25 de maio de 2025

Chuva, Pedais e Algumas Lições


A manhã começou cinzenta, daquelas que convidam ao café prolongado e à preguiça debaixo do cobertor. Os amigos, um a um, foram desistindo do pedal: " não dá, pois aqui a chuva está indo e voltando", "Vai ficar tudo encharcado", "Melhor deixar pra outro dia". Eu, porém, resolvi encarar. Não havia temporal, apenas uma garoa tímida — e bicicleta, como se sabe, não derrete.  

Saí sozinho. A neblina colou no rosto como um véu úmido, e as primeiras gotas me fizeram rir baixo, como quem descobre uma brincadeira secreta. O asfalto brilhava, e eu reduzi a velocidade, evitando as estradas de terra que, com a água, se transformariam em atoleiros. Segui pelo acostamento da BR 230 até a PRF e voltei pela Alça Leste, passando pelo Campos do Conde até o Centro de Convenções, onde o mundo parecia ter acordado devagar, sob o mesmo chuvisco insistente. 

Sem garrafa d’água, improvisei: abria a boca como um passarinho sedento, bebendo as gotas que caíam. Cheguei em casa encharcado, é claro, mas com os 22 km percorridos gravados no corpo como uma medalha invisível. Não foi um trajeto heroico, apenas um daqueles pequenos desafios que a gente se impõe para lembrar que ainda sabe surpreender a si mesmo. 

No caminho, a cidade me mostrou sua rotina teimosa. Homens pedalavam para o trabalho, equilibrando marmitas e esperanças; um grupo rumava para um jogo de futebol, as bikes tilintando como um rebanho desengonçado. Mulheres com sombrinhas coloridas cortavam a chuva como navios em miniatura. Na rua Fernandes Vieira, do José Pinheiro, uma senhora dentosto enrugado fumava seu cachimbo na calçada, indiferente ao tempo, enquanto uma mulher puxava um cachorrinho relutante, os dois negociando cada passo. E, surpresa: centenas de corredores enchiam a pista, participando de uma prova que a chuva não cancelou.  

Esta manhã me ensinou algo óbvio, mas fácil de esquecer: os obstáculos não existem para nos parar, e sim para serem contornados, furados ou — quem sabe? — abraçados. Desistir é a única escolha que realmente empobrece o caminho.
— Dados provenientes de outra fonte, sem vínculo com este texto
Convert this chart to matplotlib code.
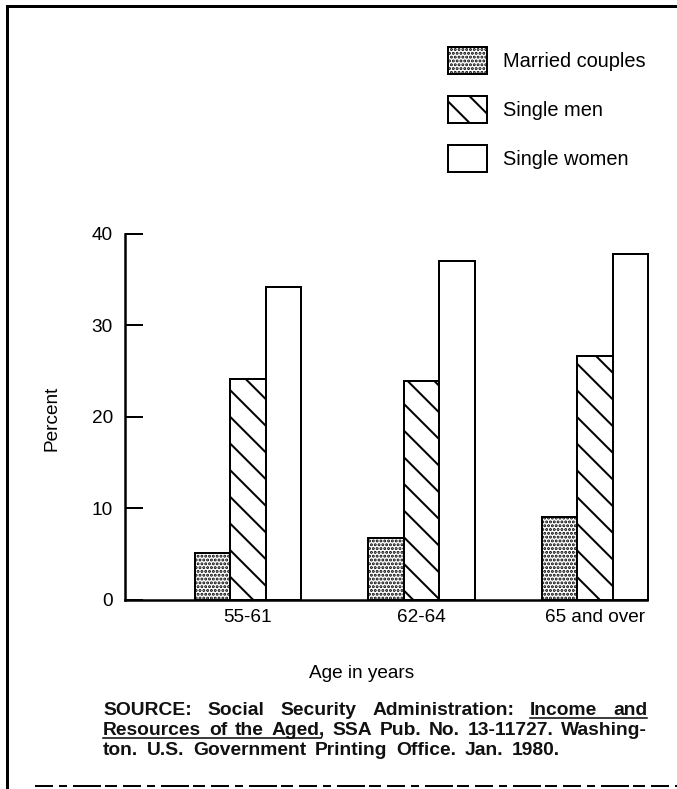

Problemas vão surgir, a chuva vai cair, as ladeiras vão parecer mais íngremes (ah, a subida do Alphaville!), mas é seguindo que a gente descobre o prazer escondido nas coisas simples: no sabor da água que vem do céu, no cheiro da terra molhada, na coragem anônima de quem insiste em ir adiante, guarda-chuva ou não.  

No fim, voltei para casa molhado, cansado e feliz. Porque a vida, como a bicicleta, só se equilibra em movimento. E, às vezes, é preciso pedalar na chuva para lembrar disso.